**REQUIREMENT**
Take the line containing "Recreate this image", the line containing "W, H = 857, 647", and all lines between them, and transcribe them exactly. Leave out pictures.

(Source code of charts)

:::

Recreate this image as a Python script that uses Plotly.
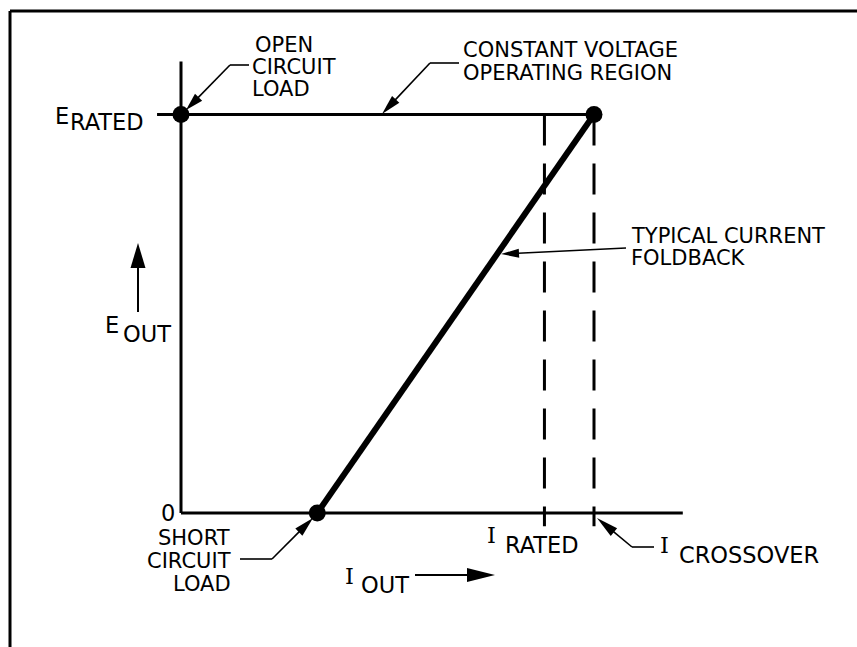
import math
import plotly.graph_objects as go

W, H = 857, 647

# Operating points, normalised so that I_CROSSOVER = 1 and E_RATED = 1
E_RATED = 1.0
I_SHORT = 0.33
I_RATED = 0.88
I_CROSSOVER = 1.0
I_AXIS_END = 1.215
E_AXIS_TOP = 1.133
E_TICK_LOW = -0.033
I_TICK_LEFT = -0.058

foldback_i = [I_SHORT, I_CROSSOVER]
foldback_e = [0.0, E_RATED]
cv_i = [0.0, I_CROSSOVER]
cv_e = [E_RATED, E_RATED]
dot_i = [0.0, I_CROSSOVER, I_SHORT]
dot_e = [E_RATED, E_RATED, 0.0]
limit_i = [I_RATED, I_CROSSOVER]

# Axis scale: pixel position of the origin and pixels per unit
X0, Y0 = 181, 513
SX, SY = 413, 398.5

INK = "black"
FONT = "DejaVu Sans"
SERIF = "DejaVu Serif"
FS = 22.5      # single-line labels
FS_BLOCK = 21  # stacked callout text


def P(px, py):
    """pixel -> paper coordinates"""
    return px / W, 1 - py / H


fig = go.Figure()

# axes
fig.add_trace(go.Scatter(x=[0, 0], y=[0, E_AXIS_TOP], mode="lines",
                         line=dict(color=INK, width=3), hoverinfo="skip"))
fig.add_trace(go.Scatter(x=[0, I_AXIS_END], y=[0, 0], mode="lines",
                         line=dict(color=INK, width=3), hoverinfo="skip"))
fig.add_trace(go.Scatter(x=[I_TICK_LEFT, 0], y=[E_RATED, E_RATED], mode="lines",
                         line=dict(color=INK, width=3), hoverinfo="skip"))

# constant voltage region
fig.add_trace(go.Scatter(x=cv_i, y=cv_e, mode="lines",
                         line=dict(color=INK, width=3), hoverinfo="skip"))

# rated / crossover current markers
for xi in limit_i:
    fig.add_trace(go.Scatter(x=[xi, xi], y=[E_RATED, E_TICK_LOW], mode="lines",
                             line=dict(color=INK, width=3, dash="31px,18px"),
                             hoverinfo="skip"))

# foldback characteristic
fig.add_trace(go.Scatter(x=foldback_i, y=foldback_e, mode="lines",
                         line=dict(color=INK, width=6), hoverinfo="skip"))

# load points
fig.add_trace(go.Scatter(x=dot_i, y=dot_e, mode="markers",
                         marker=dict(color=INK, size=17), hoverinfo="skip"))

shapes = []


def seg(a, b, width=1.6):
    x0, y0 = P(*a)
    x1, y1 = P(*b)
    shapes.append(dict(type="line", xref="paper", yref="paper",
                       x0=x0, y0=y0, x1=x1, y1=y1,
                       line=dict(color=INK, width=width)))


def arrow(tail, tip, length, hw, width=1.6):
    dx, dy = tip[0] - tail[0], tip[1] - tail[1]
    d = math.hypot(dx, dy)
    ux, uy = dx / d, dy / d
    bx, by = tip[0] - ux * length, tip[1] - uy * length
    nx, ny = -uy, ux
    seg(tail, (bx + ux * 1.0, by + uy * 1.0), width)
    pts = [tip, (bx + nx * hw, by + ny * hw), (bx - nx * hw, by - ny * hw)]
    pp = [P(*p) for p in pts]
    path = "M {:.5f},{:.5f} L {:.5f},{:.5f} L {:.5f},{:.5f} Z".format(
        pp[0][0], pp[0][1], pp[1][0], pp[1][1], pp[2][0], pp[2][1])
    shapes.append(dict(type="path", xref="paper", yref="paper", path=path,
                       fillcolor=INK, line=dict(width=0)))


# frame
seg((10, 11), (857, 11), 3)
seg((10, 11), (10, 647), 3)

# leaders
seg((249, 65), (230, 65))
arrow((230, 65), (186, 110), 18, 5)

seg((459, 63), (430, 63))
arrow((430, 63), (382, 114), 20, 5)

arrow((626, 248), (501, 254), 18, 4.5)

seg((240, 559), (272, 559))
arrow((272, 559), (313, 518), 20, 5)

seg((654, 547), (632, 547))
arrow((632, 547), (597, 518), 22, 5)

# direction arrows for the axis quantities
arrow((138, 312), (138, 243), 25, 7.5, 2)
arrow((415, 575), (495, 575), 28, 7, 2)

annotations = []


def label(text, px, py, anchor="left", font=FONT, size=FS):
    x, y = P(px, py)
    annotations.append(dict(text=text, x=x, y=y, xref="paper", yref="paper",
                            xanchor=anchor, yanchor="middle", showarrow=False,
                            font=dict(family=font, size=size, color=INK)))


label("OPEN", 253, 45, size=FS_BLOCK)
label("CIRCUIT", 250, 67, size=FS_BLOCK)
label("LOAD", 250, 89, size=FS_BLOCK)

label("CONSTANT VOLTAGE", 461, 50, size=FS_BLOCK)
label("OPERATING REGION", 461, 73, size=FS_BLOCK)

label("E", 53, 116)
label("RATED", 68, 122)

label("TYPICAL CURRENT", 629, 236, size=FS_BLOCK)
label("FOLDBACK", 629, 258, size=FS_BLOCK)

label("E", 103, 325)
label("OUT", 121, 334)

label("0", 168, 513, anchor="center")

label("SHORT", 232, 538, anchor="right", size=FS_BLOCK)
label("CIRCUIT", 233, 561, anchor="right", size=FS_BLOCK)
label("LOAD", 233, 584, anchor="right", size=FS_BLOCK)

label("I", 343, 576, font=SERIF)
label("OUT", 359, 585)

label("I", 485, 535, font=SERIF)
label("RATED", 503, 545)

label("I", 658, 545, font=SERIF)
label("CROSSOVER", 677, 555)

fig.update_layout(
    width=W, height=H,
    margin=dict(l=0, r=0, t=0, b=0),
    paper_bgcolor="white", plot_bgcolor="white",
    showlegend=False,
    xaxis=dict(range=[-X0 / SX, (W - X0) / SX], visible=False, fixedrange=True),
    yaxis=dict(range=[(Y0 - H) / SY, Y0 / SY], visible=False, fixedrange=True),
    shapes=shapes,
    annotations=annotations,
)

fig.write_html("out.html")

:::

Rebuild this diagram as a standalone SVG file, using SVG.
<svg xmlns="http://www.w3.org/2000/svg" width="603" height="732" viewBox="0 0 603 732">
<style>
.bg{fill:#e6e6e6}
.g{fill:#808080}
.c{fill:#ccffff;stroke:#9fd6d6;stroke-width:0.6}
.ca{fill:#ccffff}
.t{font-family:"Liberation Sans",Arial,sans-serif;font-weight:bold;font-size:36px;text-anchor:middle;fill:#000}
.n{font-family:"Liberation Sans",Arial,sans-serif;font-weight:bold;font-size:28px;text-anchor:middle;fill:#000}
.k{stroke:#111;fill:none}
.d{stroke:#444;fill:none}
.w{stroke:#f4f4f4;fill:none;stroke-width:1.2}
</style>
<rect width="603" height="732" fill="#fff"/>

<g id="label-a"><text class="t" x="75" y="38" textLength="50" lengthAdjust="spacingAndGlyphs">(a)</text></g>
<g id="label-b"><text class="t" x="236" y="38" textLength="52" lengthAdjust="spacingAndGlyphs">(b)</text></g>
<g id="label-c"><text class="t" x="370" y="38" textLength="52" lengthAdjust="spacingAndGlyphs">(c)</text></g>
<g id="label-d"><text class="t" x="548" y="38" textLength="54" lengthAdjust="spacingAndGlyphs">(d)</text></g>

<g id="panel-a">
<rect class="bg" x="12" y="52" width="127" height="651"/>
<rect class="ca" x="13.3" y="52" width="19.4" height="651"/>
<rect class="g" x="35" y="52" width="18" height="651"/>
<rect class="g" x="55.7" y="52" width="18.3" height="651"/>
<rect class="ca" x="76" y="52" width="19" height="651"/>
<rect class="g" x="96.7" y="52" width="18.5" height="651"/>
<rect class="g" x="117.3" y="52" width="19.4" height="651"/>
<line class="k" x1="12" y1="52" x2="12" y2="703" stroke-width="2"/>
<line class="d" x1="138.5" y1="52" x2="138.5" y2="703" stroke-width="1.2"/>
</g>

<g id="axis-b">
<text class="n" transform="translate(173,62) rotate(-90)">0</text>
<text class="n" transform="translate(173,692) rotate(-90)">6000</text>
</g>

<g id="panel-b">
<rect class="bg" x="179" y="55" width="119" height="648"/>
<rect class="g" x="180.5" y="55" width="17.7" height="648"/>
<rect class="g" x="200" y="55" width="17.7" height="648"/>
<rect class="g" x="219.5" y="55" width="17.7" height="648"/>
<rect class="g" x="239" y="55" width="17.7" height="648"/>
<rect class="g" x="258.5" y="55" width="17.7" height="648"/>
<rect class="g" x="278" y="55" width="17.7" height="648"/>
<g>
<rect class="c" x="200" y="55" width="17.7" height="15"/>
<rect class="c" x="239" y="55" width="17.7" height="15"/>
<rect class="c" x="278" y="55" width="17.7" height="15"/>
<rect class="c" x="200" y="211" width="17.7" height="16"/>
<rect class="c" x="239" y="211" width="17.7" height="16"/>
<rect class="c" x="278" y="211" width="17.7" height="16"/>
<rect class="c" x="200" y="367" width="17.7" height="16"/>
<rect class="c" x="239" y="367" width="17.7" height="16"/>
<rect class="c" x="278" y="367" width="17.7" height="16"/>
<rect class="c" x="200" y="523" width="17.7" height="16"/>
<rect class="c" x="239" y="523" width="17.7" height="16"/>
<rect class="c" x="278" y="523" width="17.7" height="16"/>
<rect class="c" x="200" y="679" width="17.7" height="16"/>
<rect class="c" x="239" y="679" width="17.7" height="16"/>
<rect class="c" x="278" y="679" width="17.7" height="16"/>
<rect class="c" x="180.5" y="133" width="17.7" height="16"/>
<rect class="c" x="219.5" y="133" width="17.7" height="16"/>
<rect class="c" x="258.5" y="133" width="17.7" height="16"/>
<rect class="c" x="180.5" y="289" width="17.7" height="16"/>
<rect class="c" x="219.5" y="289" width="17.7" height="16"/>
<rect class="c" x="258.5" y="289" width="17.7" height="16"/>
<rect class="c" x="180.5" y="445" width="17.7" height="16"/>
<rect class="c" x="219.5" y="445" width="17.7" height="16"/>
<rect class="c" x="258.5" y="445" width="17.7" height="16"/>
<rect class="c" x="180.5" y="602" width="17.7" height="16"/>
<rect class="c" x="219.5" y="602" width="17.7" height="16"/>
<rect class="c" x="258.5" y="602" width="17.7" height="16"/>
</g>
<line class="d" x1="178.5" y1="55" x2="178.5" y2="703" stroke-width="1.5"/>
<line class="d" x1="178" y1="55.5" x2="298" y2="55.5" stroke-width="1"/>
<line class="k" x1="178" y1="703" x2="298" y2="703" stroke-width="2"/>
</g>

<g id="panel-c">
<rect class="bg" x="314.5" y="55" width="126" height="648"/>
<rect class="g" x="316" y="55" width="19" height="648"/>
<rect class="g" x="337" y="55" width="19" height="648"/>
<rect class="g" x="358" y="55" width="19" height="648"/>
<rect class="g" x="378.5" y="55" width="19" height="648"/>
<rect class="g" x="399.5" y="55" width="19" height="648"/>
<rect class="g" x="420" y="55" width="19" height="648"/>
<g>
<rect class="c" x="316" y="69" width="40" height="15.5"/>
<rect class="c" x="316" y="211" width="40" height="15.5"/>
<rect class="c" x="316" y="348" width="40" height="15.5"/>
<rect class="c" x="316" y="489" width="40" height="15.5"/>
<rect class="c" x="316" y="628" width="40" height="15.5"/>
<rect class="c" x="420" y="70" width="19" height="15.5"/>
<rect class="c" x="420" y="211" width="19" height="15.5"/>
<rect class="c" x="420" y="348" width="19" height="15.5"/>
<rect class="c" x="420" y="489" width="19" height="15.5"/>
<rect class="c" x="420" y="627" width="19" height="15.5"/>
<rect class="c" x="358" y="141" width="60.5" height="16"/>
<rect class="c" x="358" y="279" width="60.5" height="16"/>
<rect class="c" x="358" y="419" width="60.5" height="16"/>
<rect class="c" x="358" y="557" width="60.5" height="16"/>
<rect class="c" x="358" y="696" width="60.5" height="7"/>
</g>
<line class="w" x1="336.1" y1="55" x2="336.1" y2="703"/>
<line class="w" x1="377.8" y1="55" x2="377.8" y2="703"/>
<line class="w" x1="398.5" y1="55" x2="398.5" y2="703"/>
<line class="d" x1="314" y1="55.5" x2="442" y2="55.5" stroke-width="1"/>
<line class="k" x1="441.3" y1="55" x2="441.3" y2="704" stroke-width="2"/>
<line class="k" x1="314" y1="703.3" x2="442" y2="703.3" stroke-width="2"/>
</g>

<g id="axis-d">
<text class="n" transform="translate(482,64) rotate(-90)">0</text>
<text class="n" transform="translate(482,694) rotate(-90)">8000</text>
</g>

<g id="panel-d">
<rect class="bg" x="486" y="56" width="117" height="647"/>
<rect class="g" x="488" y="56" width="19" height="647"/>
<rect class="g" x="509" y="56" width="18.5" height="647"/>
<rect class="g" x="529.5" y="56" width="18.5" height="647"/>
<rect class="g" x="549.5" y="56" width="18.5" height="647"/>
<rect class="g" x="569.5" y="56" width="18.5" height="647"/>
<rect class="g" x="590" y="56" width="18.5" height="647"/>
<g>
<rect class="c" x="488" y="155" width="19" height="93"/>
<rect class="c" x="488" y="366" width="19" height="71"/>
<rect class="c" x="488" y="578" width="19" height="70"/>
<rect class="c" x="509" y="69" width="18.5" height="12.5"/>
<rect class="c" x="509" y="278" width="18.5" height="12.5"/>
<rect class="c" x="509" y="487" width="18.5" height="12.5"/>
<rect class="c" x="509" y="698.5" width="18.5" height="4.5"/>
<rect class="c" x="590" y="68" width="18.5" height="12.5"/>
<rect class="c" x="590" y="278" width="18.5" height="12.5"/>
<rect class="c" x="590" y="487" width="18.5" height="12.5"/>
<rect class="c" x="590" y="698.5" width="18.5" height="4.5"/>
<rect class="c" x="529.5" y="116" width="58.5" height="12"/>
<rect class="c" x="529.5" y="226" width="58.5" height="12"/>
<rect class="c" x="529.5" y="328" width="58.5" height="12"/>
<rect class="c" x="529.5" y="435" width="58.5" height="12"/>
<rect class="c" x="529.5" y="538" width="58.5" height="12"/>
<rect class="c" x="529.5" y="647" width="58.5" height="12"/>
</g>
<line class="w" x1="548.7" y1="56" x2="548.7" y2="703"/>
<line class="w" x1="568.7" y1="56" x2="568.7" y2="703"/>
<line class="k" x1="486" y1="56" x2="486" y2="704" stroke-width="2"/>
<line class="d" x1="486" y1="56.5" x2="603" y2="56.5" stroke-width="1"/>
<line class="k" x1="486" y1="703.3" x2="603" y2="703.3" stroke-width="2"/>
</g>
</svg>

:::

**IN RESPONSE**
Recreate this image as a Python script that uses Plotly.
import math
import plotly.graph_objects as go

W, H = 857, 647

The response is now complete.